To demonstrate, the performers occasionally break from those characters to stand in a line at the front of the stage making Chorus Line-style confessions that even audience members proud of their eco-friendly, all-natural, charity-volunteering unselfishness would find hilarious; laughing as they glare into the gilded mirror.
One of them questions the point in volunteering a few hours at the nearby farm co-op in exchange for local produce when there’s a trendy grocery store in the same ZIP code. One admits that she’s really wanted to compost—for about six years now. Another confesses that—eek!—she enjoyed Ayn Rand’s The Fountainhead as a teenager.
And hey, humans invented hairspray and other synthetic products, and we’re flesh and blood and made of the earth, so therefore such products must be all-natural. Right?

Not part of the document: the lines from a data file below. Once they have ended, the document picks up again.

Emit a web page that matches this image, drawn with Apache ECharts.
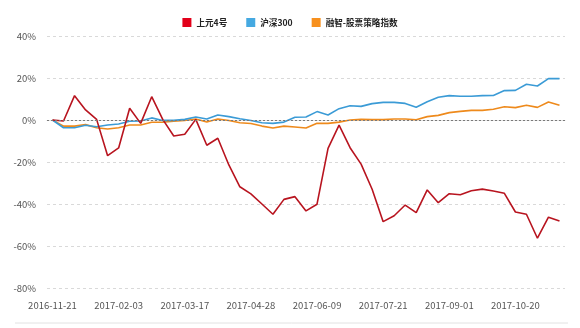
<!DOCTYPE html>
<html>
<head>
<meta charset="utf-8">
<script src="https://cdn.jsdelivr.net/npm/echarts@6/dist/echarts.min.js"></script>
<style>html,body{margin:0;padding:0;background:#fff;}#c{width:580px;height:328px;}</style>
</head>
<body>
<div id="c"></div>
<script>
const categories = [
  '2016-11-21','2016-12-02','2016-12-16','2016-12-30','2017-01-13','2017-01-20','2017-02-03',
  '2017-02-10','2017-02-17','2017-02-24','2017-03-03','2017-03-10','2017-03-17',
  '2017-03-24','2017-03-31','2017-04-07','2017-04-14','2017-04-21','2017-04-28',
  '2017-05-05','2017-05-12','2017-05-19','2017-05-26','2017-06-02','2017-06-09',
  '2017-06-16','2017-06-23','2017-06-30','2017-07-07','2017-07-14','2017-07-21',
  '2017-07-28','2017-08-04','2017-08-11','2017-08-18','2017-08-25','2017-09-01',
  '2017-09-08','2017-09-15','2017-09-22','2017-09-29','2017-10-13','2017-10-20',
  '2017-10-27','2017-11-03','2017-11-10','2017-11-17'
];
const shangyuan4 = [
  0, -0.5, 11.6, 4.8, 0.3, -17, -13.3, 5.6, -1.6, 11.1, 0.3, -7.6, -6.8, 0.3, -12, -8.7,
  -21.4, -31.8, -35.2, -40, -44.9, -37.8, -36.5, -43.3, -40.1, -13.5, -2.4, -13.2, -21, -33,
  -48.4, -45.6, -40.5, -44.1, -33.3, -39.4, -35.1, -35.6, -33.7, -32.9, -33.8, -34.9, -43.8,
  -44.9, -56.3, -46.3, -48.1
];
const hs300 = [
  0, -3.7, -3.7, -2.5, -3.2, -2.4, -1.9, -0.6, -0.5, 1, -0.2, -0.2, 0.3, 1.4, 0.5, 2.4,
  1.6, 0.6, -0.2, -1.3, -1.6, -1, 1.3, 1.4, 4, 2.4, 5.4, 6.8, 6.5, 7.8,
  8.4, 8.4, 7.9, 6.1, 8.7, 10.8, 11.6, 11.3, 11.3, 11.6, 11.7, 14, 14.1,
  17, 16.2, 19.7, 19.7
];
const rongzhi = [
  0, -2.9, -2.9, -2.2, -3.7, -4.3, -3.7, -2.4, -2.4, -1.1, -1, -0.6, -0.2, 0.5, -1, 0.5,
  -0.2, -1.3, -1.7, -2.9, -3.8, -2.9, -3.3, -3.8, -1.6, -1.6, -1, 0, 0.3, 0.2,
  0.2, 0.5, 0.5, 0.1, 1.6, 2.2, 3.5, 4.1, 4.6, 4.6, 5.1, 6.3, 5.9,
  7, 6, 8.6, 7
];
const seriesNames = ['上元4号', '沪深300', '融智-股票策略指数'];
const yTicks = { min: -80, max: 40, interval: 20 };

const chart = echarts.init(document.getElementById('c'), null, { renderer: 'canvas' });
const font = '"Microsoft YaHei","Noto Sans CJK SC","Liberation Sans",sans-serif';
function line(name, data, color, extra) {
  return Object.assign({
    name, type: 'line', data, symbol: 'none', smooth: false,
    lineStyle: { color, width: 1.6 }, itemStyle: { color }
  }, extra || {});
}
chart.setOption({
  animation: false,
  backgroundColor: '#fff',
  textStyle: { fontFamily: font },
  legend: {
    top: 13, left: 'center', itemWidth: 9, itemHeight: 9, itemGap: 19,
    icon: 'rect',
    textStyle: { fontSize: 8.6, color: '#222', fontWeight: 'bold', fontFamily: font },
    data: [
      { name: seriesNames[0], itemStyle: { color: '#e2001a' } },
      { name: seriesNames[1], itemStyle: { color: '#45a9e1' } },
      { name: seriesNames[2], itemStyle: { color: '#f7901e' } }
    ]
  },
  grid: { left: 47, right: 15, top: 36, bottom: 40, containLabel: false },
  xAxis: {
    type: 'category', data: categories, boundaryGap: true,
    axisLine: { show: true, lineStyle: { color: '#e3e3e3' } },
    axisTick: { show: false },
    axisLabel: { interval: 5, margin: 13, fontSize: 9.5, color: '#555', fontFamily: font },
    splitLine: { show: false }
  },
  yAxis: {
    type: 'value', min: yTicks.min, max: yTicks.max, interval: yTicks.interval,
    axisLine: { show: false }, axisTick: { show: false },
    axisLabel: { formatter: '{value}%', fontSize: 9.5, color: '#555', margin: 11, fontFamily: font },
    splitLine: { show: true, lineStyle: { color: '#d9d9d9', type: [3, 3], width: 1 } }
  },
  graphic: [{
    type: 'line', shape: { x1: 15, y1: 323, x2: 568, y2: 323 },
    style: { stroke: '#e2e2e2', lineWidth: 1 }, silent: true
  }],
  series: [
    line(seriesNames[2], rongzhi, '#ee8a1c', {
      markLine: {
        silent: true, symbol: 'none', label: { show: false },
        lineStyle: { color: '#7a7a7a', type: [2, 2], width: 1 },
        data: [{ yAxis: 0 }]
      }
    }),
    line(seriesNames[1], hs300, '#3b9bd6'),
    line(seriesNames[0], shangyuan4, '#b8141f')
  ]
});
</script>
</body>
</html>
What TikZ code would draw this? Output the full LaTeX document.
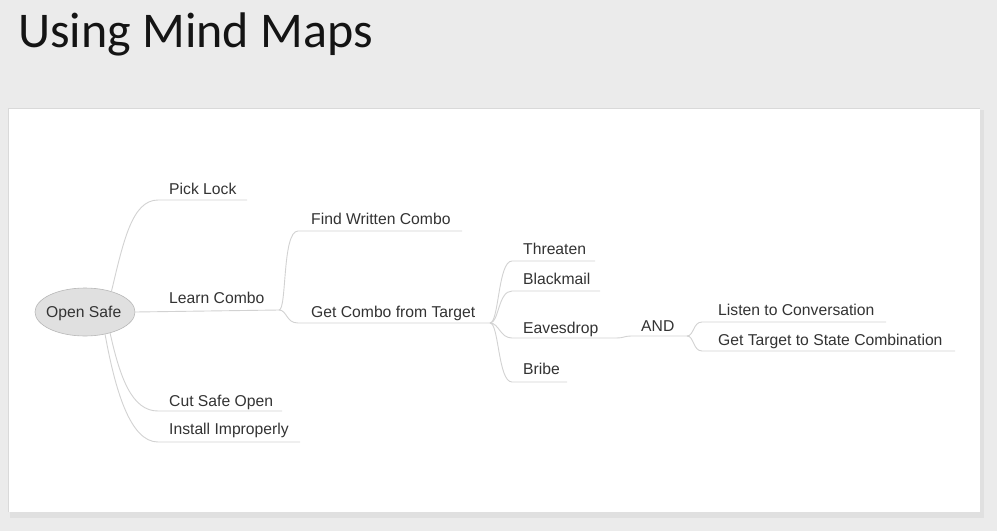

It’s funny because it’s true. Not that particular argument, but that anyone can turn any debate around to side with their positions. For proof, take a look at the comments section on any political Facebook post. Or take this lyric from one of the show’s clever songs: “I want to be selfish…it’s the only time I get to be truly true.”
There’s a message here, but no matter which side speaks to you, the Rude Mechs find a way to turn it on its head. That they do this while incorporating wacky dance numbers—the show was, in part, inspired by Busby Berkeley musicals—and harmless audience participation makes the argument all the more entertaining. Emily Rebholz’s costumes and Lien’s set—other objects include a David-like gold statue and an oversized canvas that could be a wall or an auction-house investment (a queso fresco?)—keep the eyeballs busy.
Stop Hitting Yourself is a must-see, especially for theatermakers and audiences with an interest in off-the-wall collaborative or devised theater. It’s the kind of weird that’s so sharply and imaginatively crafted you can’t stop thinking about it.
Oh, to have them more often in Dallas. Then again—what better reason to make the trip down I-35 more often?